# [Exercise]
From the listing below, pull out every line where the string "with" appears.

# start of Source data

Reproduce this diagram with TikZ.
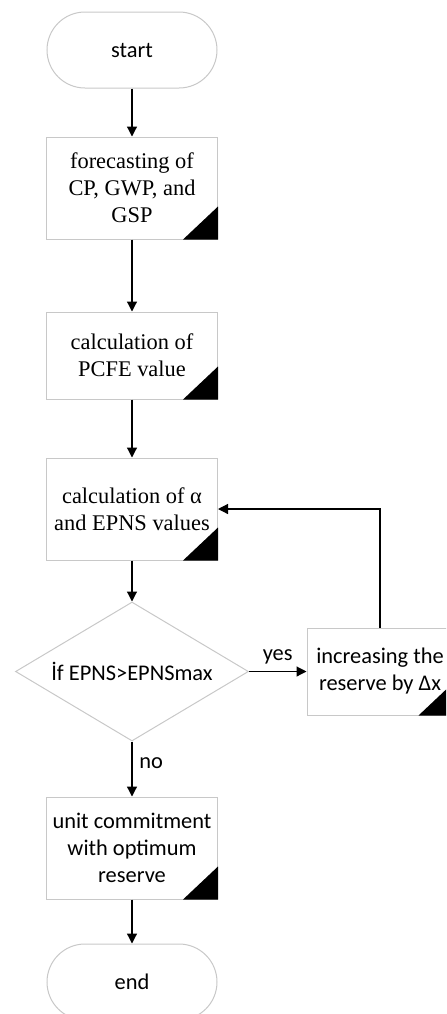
\documentclass[tikz,border=0pt]{standalone}
\usepackage{fontspec}
\setmainfont{Carlito}
\newfontfamily\serifbox{Liberation Serif}
\usepackage{tikz}
\usetikzlibrary{arrows.meta, shapes.geometric}
\definecolor{flow_edge}{RGB}{200, 200, 200}
\newcommand{\flowsans}{\fontsize{11.2}{13.5}\selectfont}
\newcommand{\flowserif}{\serifbox\fontsize{11.2}{13.5}\selectfont}

\begin{document}
\begin{tikzpicture}[x=0.5pt, y=-0.5pt,
    termbox/.style={draw=flow_edge, line width=0.5pt, rounded corners=19pt,
      minimum width=85pt, minimum height=38pt, inner sep=0pt, font=\flowsans},
    procbox/.style={draw=flow_edge, line width=0.5pt, minimum width=85.5pt,
      minimum height=51pt, inner sep=2pt, align=center, font=\flowserif},
    decision/.style={draw=flow_edge, line width=0.5pt, diamond, aspect=1.68,
      minimum width=116.5pt, minimum height=69.5pt, inner sep=0pt, font=\flowsans},
    flowarrow/.style={-{Triangle[length=5pt, width=5pt]}, line width=0.6pt, black}]
        \path[use as bounding box, clip] (0,0) rectangle (446,1014);

        % --- Main column ---
        \node[termbox] (start) at (132,50) {start};
        \node[procbox] (fore) at (132,188)
          {forecasting of\\CP, GWP, and\\GSP};
        \node[procbox, minimum height=43.5pt] (pcfe) at (132,355.5)
          {calculation of\\PCFE value};
        \node[procbox] (epns) at (132,509)
          {calculation of α\\and EPNS values};
        \node[decision] (check) at (132,671.5) {İf EPNS>EPNSmax};
        \node[procbox, font=\flowsans] (unit) at (132,848)
          {unit commitment\\with optimum\\reserve};
        \node[termbox] (end) at (132,982) {end};

        % --- Reserve loop ---
        \node[procbox, font=\flowsans, minimum width=73pt, minimum height=43.5pt]
          (incr) at (380,671.5) {increasing the\\reserve by Δx};

        % black corner marks
        \foreach \b in {fore,pcfe,epns,incr,unit} {
          \fill[black] (\b.south east) -- ++(-35,0) -- ++(35,-33) -- cycle;
        }

        % --- Arrows ---
        \draw[flowarrow] (start) -- (fore);
        \draw[flowarrow] (fore) -- (pcfe);
        \draw[flowarrow] (pcfe) -- (epns);
        \draw[flowarrow] (epns) -- (check);
        \draw[flowarrow] (check.east) -- (incr.west)
          node[midway, above, font=\flowsans] (yeslbl) {yes};
        \draw[flowarrow] (incr.north) |- (epns.east);
        \draw[flowarrow] (check.south) -- (unit.north)
          node[pos=0.4, right, font=\flowsans] (nolbl) {no};
        \draw[flowarrow] (unit) -- (end);
      \end{tikzpicture}
\end{document}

# end of Source data

# [Exercise result]
Reproduce this diagram with TikZ.
          {unit commitment\\with optimum\\reserve};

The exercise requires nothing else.